Steam Celebrates One-Year Anniversary of Steam Labs

It’s been a whole year since Steam Labs officially launched a series of experimental projects to improve the Steam experience.

Steam Labs has been a great space for Steam to try out new and improved features to make Steam better for everyone. With Labs able to include Steam users in the development process much earlier, it has meant that development has been a lot quicker.

In a recent blog, Steam announced some upcoming projects and took some time to celebrate a great first year of Steam Labs.

“We’ve been listening to your feedback, gathering evidence to learn how people use our experiments, and conducting A/B tests to measure relative success among potential designs.”

What Steam Labs Has Produced in the Past Year

Steam Labs originally launched last July with three experiments and big ambitions for the future of development. Since launching, Steam Labs has introduced the following features to Steam.

Community Recommendations

Community Recommendations is a feature which showcases player reviews on the home page. This feature “brings community energy to the store, enabling users to keep abreast of the titles players are currently enjoying, and why”.

Interactive Recommendations

Steam’s intuitive Interactive Recommender began as an experiment into machine learning. This feature trains itself to recognize game play patterns across millions of Steam users. This enables Steam to generate personalized recommendations for players.

Customer feedback led Steam Labs to let players eliminate a game from influencing recommendation results or to block games you already own on another platform. You can also save your preferences for the next time you look for a new game on Steam.

Play Next

While fine-tuning experiments with machine learning, Labs decided to build Play Next. This feature uses the same tech as above but suggests games you already own – but haven’t yet played. We’re probably all guilty of having a massive backlog of games picked up from bundles that we haven’t got around to playing. This feature helps to jog your memory on some of these great titles.

Search Tools

Another project from Steam Labs was an upgrade to the search tools. New tools requested from users were added including ways to filter results by price, show only games on sale and also exclude games you already own.

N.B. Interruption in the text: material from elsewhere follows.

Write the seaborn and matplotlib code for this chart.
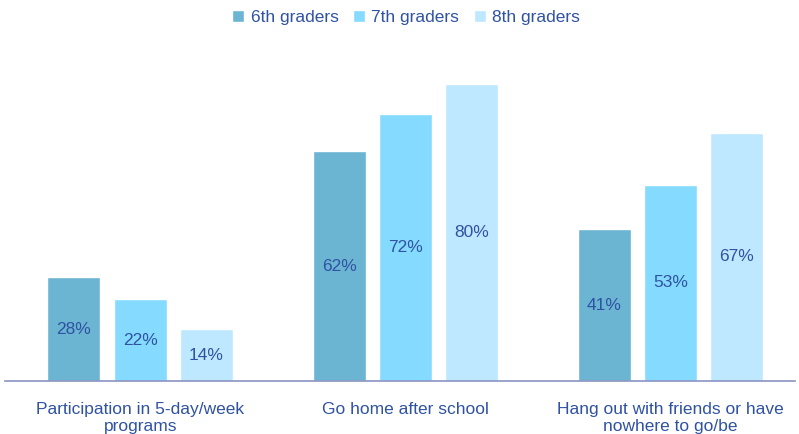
import pandas as pd
import matplotlib.pyplot as plt
import seaborn as sns

# Data
categories = ['Participation in 5-day/week\nprograms', 'Go home after school',
              'Hang out with friends or have\nnowhere to go/be']
grades = ['6th graders', '7th graders', '8th graders']
sixth = [28, 62, 41]
seventh = [22, 72, 53]
eighth = [14, 80, 67]

colors = ['#6BB5D3', '#84DBFF', '#BEE8FF']
text_color = '#2F52A3'

df = pd.DataFrame({
    'category': categories * 3,
    'grade': [g for g in grades for _ in categories],
    'value': sixth + seventh + eighth,
})

sns.set_style('white')
plt.rcParams['font.family'] = ['Liberation Sans', 'DejaVu Sans']

fig = plt.figure(figsize=(7.99, 4.34), dpi=100)
ax = fig.add_axes([0.006, 0.122, 0.989, 0.786])

sns.barplot(data=df, x='category', y='value', hue='grade', palette=colors,
            width=0.75, gap=0.2, saturation=1, ax=ax, legend=True)

for cont in ax.containers:
    for bar in cont:
        h = bar.get_height()
        ax.text(bar.get_x() + bar.get_width() / 2, h / 2, f'{h:.0f}%',
                ha='center', va='center', fontsize=12.5, color=text_color)

ax.set_xlim(-0.511, 2.47)
ax.set_ylim(0, 92)
ax.set_xlabel('')
ax.set_ylabel('')
ax.set_yticks([])
ax.tick_params(axis='x', length=0, pad=15, labelsize=12.5, labelcolor=text_color)
for lab in ax.get_xticklabels():
    lab.set_linespacing(1.2)
for s in ['top', 'left', 'right']:
    ax.spines[s].set_visible(False)
ax.spines['bottom'].set_color('#8A93C4')
ax.spines['bottom'].set_linewidth(1.2)

leg = ax.legend(loc='center', bbox_to_anchor=(0.508, 1.065), ncol=3, frameon=False,
                fontsize=12.5, handlelength=0.7, handleheight=0.7, handletextpad=0.35,
                columnspacing=0.85)
for t in leg.get_texts():
    t.set_color(text_color)

fig.savefig('out.png', dpi=100)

Experiments Currently In-Progress

Steam Labs say they are working on a number of different features at the moment. The following are expected to make their way onto Steam in the future.

News & Events Hub

Steam Labs is working on a way for players to explore a personalized feed of gaming news, live-streams and updates about the games they like to play or have on their wish list. This feed can be customized to include or exclude various types of news to help people keep on top of in-game events and other updates.

Query Expansion

Work is ongoing behind the scenes for things like tags and metadata. This is to improve the Steam Search which should help to provide accurate and consistent results. Steam Labs will be using a custom thesaurus for this.

Micro Trailers

Steam Labs is working on a way to include video snapshots of games in the Store. This is based on the idea that most people take a short time to scroll through a game page to learn more. These micro trailers offer bite-sized content to help players learn as much about a game in as little time as possible.

You can already see Micro Trailers making an appearance on the Steam Store. You can find them by hovering on items on the home page, in sales events and through the Interactive Recommender. At the moment, Steam Labs is still tinkering with this feature and will expand its use throughout Steam.

It looks like Steam Labs has a solid future of updates and brand new features planned. It’ll be interesting to see what else Steam Labs can come up with in the future. We’ll be keeping an eye out for all the new Steam features and will let you know when we see them!